Technological advances in the (core) jet engines probably enabled this trend by increasing the power on the shaft without corresponding increase in weight. The best way to employ this additional power under constraints of passenger travel is to increase mass of air that passes the fan, but not the engine - the bypass ratio.

This cannot be done by increasing the speed of the fan, as you start hitting the material limits on large diameter fan blades. So geared turbofan designs started to appear, which allow large diameter, slowly rotating fan, which provides thrust, and high RPM core, operating at maximum efficiency.

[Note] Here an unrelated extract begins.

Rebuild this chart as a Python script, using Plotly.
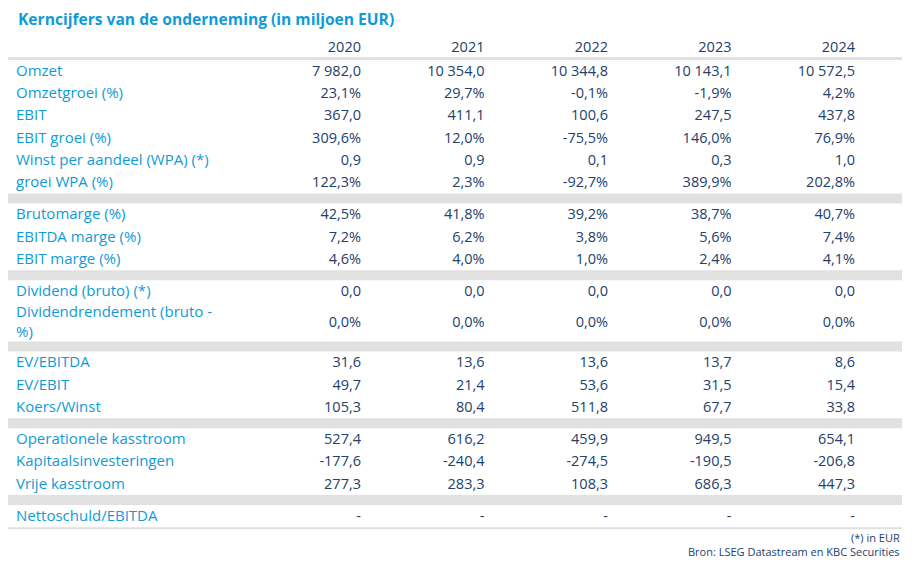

This also has a side effect of reducing noise.

Answer 7

I will attempt to answer your question without any equations.

What defines propulsion force of jet engine? Mass and speed of 'ejected' gasses and also surface the gasses will pushed against (atmosphere), minus air resistance created by engine on intake side (air sucked in but still engine creates some resistance).

Theoretically we can push gasses faster by narrowing gas eject opening, but at some point we will reach critical velocity when gasses will have not enough surface to push against.

Also we can not make intake opening too big -- resistance will start overtake efficiency at some limit value.

Also we should take in account a mass of the jet engine -- more weight means more load on engine/wings and efficiency decreases (more fuel burnt to carry the engine itself).

Force generated by jet engine is proportional to square speed of 'ejected gasses' multiplied by mass of 'gasses' itself [I=V^2*M].

A balance should be achieved to make jet engine efficient.

Two jet engines is less efficient than one due equation S=Pi*R^2 -- surface increases faster with increase of radius.

Two or more engines increase reliability of flying craft -- but at expense of efficiency. Nowadays airplane can land with only one engine, it was put into design of air craft.